* DESCRIPTION OF THE TASK *
Repeat all the material exactly; pictures stay out of your copy.

* INFORMATION SUPPLIED *
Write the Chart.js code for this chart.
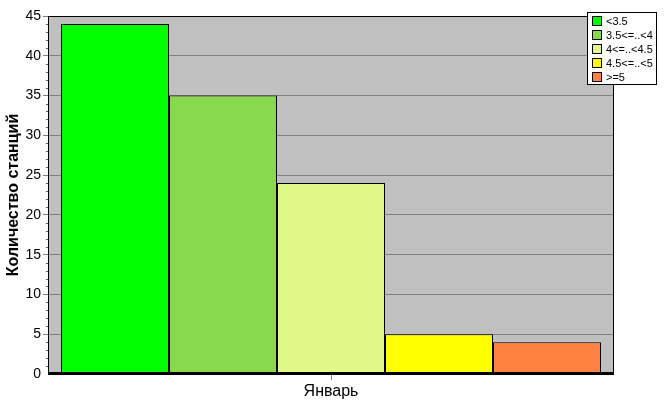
<!DOCTYPE html>
<html>
<head>
<meta charset="utf-8">
<script src="https://cdn.jsdelivr.net/npm/chart.js@4/dist/chart.umd.min.js"></script>
<style>
  html, body { margin: 0; padding: 0; background: #fff; }
  #wrap { width: 667px; height: 415px; }
</style>
</head>
<body>
<div id="wrap"><canvas id="chart" width="667" height="415"></canvas></div>
<script>
const categories = ['Январь']
const seriesNames = ['<3.5', '3.5<=..<4', '4<=..<4.5', '4.5<=..<5', '>=5']
const seriesValues = [44, 35, 24, 5, 4]
const seriesColors = ['#00ff00', '#88d94e', '#e0f888', '#ffff00', '#ff8040']
const yTicks = { min: 0, max: 45, step: 5 }

const FONT = 'Arial, "Liberation Sans", sans-serif'

// grey plot background + black frame, minor ticks on the y axis
const plotFrame = {
  id: 'plotFrame',
  beforeDraw(chart) {
    const { ctx, chartArea: a } = chart
    ctx.save()
    ctx.fillStyle = '#c0c0c0'
    ctx.fillRect(a.left, a.top, a.right - a.left, a.bottom - a.top)
    ctx.restore()
  },
  afterDatasetsDraw(chart) {
    const { ctx, chartArea: a, scales } = chart
    ctx.save()
    ctx.strokeStyle = '#000'
    ctx.lineWidth = 1
    ctx.beginPath()
    ctx.moveTo(a.left + 0.5, a.bottom)
    ctx.lineTo(a.left + 0.5, a.top + 0.5)
    ctx.lineTo(a.right - 0.5, a.top + 0.5)
    ctx.lineTo(a.right - 0.5, a.bottom)
    ctx.stroke()
    ctx.lineWidth = 3
    ctx.beginPath()
    ctx.moveTo(a.left, a.bottom - 0.5)
    ctx.lineTo(a.right, a.bottom - 0.5)
    ctx.stroke()
    // minor ticks
    ctx.strokeStyle = '#606060'
    ctx.lineWidth = 1
    for (let v = yTicks.min; v <= yTicks.max; v++) {
      if (v % yTicks.step === 0) continue
      const y = Math.round(scales.y.getPixelForValue(v)) + 0.5
      ctx.beginPath()
      ctx.moveTo(a.left - 2, y)
      ctx.lineTo(a.left, y)
      ctx.stroke()
    }
    ctx.restore()
  }
}

// boxed legend in the top right corner
const boxLegend = {
  id: 'boxLegend',
  afterDraw(chart) {
    const { ctx } = chart
    const x = 587, y = 12, w = 70, h = 73
    ctx.save()
    ctx.fillStyle = '#fff'
    ctx.fillRect(x, y, w, h)
    ctx.strokeStyle = '#000'
    ctx.lineWidth = 1
    ctx.strokeRect(x + 0.5, y + 0.5, w - 1, h - 1)
    ctx.font = '11px ' + FONT
    ctx.textBaseline = 'middle'
    chart.data.datasets.forEach((ds, i) => {
      const cy = y + 9 + i * 14
      ctx.fillStyle = ds.backgroundColor
      ctx.fillRect(x + 6, cy - 4, 8, 8)
      ctx.strokeRect(x + 5.5, cy - 4.5, 9, 9)
      ctx.fillStyle = '#000'
      ctx.fillText(ds.label, x + 19, cy + 1)
    })
    ctx.restore()
  }
}

new Chart(document.getElementById('chart'), {
  type: 'bar',
  data: {
    labels: categories,
    datasets: seriesNames.map((name, i) => ({
      label: name,
      data: [seriesValues[i]],
      backgroundColor: seriesColors[i],
      borderColor: '#000',
      borderWidth: 1,
      borderSkipped: false,
      barPercentage: 1,
      categoryPercentage: 540 / 566
    }))
  },
  options: {
    responsive: false,
    animation: false,
    layout: { padding: { top: 16, right: 53, left: 0, bottom: 0 } },
    plugins: {
      legend: { display: false },
      tooltip: { enabled: false }
    },
    scales: {
      x: {
        grid: { offset: false, drawOnChartArea: false, tickLength: 6, color: '#808080' },
        border: { display: false },
        ticks: { color: '#000', font: { family: FONT, size: 16 }, padding: 2 },
        afterFit(s) { s.height = 41 }
      },
      y: {
        min: yTicks.min,
        max: yTicks.max,
        ticks: { stepSize: yTicks.step, color: '#000', font: { family: FONT, size: 14 }, padding: 2 },
        grid: {
          tickLength: 5,
          color: c => (c.tick && c.tick.value === 0) ? 'rgba(0,0,0,0)' : '#808080'
        },
        border: { display: false },
        title: {
          display: true,
          text: 'Количество станций',
          color: '#000',
          font: { family: FONT, size: 16, weight: 'bold' },
          padding: { top: 4, bottom: 0 }
        },
        afterFit(s) { s.width = 48 }
      }
    }
  },
  plugins: [plotFrame, boxLegend]
})
</script>
</body>
</html>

* SOLUTION TO THE PROBLEM *
Write the Chart.js code for this chart.
<!DOCTYPE html>
<html>
<head>
<meta charset="utf-8">
<script src="https://cdn.jsdelivr.net/npm/chart.js@4/dist/chart.umd.min.js"></script>
<style>
  html, body { margin: 0; padding: 0; background: #fff; }
  #wrap { width: 667px; height: 415px; }
</style>
</head>
<body>
<div id="wrap"><canvas id="chart" width="667" height="415"></canvas></div>
<script>
const categories = ['Январь']
const seriesNames = ['<3.5', '3.5<=..<4', '4<=..<4.5', '4.5<=..<5', '>=5']
const seriesValues = [44, 35, 24, 5, 4]
const seriesColors = ['#00ff00', '#88d94e', '#e0f888', '#ffff00', '#ff8040']
const yTicks = { min: 0, max: 45, step: 5 }

const FONT = 'Arial, "Liberation Sans", sans-serif'

// grey plot background + black frame, minor ticks on the y axis
const plotFrame = {
  id: 'plotFrame',
  beforeDraw(chart) {
    const { ctx, chartArea: a } = chart
    ctx.save()
    ctx.fillStyle = '#c0c0c0'
    ctx.fillRect(a.left, a.top, a.right - a.left, a.bottom - a.top)
    ctx.restore()
  },
  afterDatasetsDraw(chart) {
    const { ctx, chartArea: a, scales } = chart
    ctx.save()
    ctx.strokeStyle = '#000'
    ctx.lineWidth = 1
    ctx.beginPath()
    ctx.moveTo(a.left + 0.5, a.bottom)
    ctx.lineTo(a.left + 0.5, a.top + 0.5)
    ctx.lineTo(a.right - 0.5, a.top + 0.5)
    ctx.lineTo(a.right - 0.5, a.bottom)
    ctx.stroke()
    ctx.lineWidth = 3
    ctx.beginPath()
    ctx.moveTo(a.left, a.bottom - 0.5)
    ctx.lineTo(a.right, a.bottom - 0.5)
    ctx.stroke()
    // minor ticks
    ctx.strokeStyle = '#606060'
    ctx.lineWidth = 1
    for (let v = yTicks.min; v <= yTicks.max; v++) {
      if (v % yTicks.step === 0) continue
      const y = Math.round(scales.y.getPixelForValue(v)) + 0.5
      ctx.beginPath()
      ctx.moveTo(a.left - 2, y)
      ctx.lineTo(a.left, y)
      ctx.stroke()
    }
    ctx.restore()
  }
}

// boxed legend in the top right corner
const boxLegend = {
  id: 'boxLegend',
  afterDraw(chart) {
    const { ctx } = chart
    const x = 587, y = 12, w = 70, h = 73
    ctx.save()
    ctx.fillStyle = '#fff'
    ctx.fillRect(x, y, w, h)
    ctx.strokeStyle = '#000'
    ctx.lineWidth = 1
    ctx.strokeRect(x + 0.5, y + 0.5, w - 1, h - 1)
    ctx.font = '11px ' + FONT
    ctx.textBaseline = 'middle'
    chart.data.datasets.forEach((ds, i) => {
      const cy = y + 9 + i * 14
      ctx.fillStyle = ds.backgroundColor
      ctx.fillRect(x + 6, cy - 4, 8, 8)
      ctx.strokeRect(x + 5.5, cy - 4.5, 9, 9)
      ctx.fillStyle = '#000'
      ctx.fillText(ds.label, x + 19, cy + 1)
    })
    ctx.restore()
  }
}

new Chart(document.getElementById('chart'), {
  type: 'bar',
  data: {
    labels: categories,
    datasets: seriesNames.map((name, i) => ({
      label: name,
      data: [seriesValues[i]],
      backgroundColor: seriesColors[i],
      borderColor: '#000',
      borderWidth: 1,
      borderSkipped: false,
      barPercentage: 1,
      categoryPercentage: 540 / 566
    }))
  },
  options: {
    responsive: false,
    animation: false,
    layout: { padding: { top: 16, right: 53, left: 0, bottom: 0 } },
    plugins: {
      legend: { display: false },
      tooltip: { enabled: false }
    },
    scales: {
      x: {
        grid: { offset: false, drawOnChartArea: false, tickLength: 6, color: '#808080' },
        border: { display: false },
        ticks: { color: '#000', font: { family: FONT, size: 16 }, padding: 2 },
        afterFit(s) { s.height = 41 }
      },
      y: {
        min: yTicks.min,
        max: yTicks.max,
        ticks: { stepSize: yTicks.step, color: '#000', font: { family: FONT, size: 14 }, padding: 2 },
        grid: {
          tickLength: 5,
          color: c => (c.tick && c.tick.value === 0) ? 'rgba(0,0,0,0)' : '#808080'
        },
        border: { display: false },
        title: {
          display: true,
          text: 'Количество станций',
          color: '#000',
          font: { family: FONT, size: 16, weight: 'bold' },
          padding: { top: 4, bottom: 0 }
        },
        afterFit(s) { s.width = 48 }
      }
    }
  },
  plugins: [plotFrame, boxLegend]
})
</script>
</body>
</html>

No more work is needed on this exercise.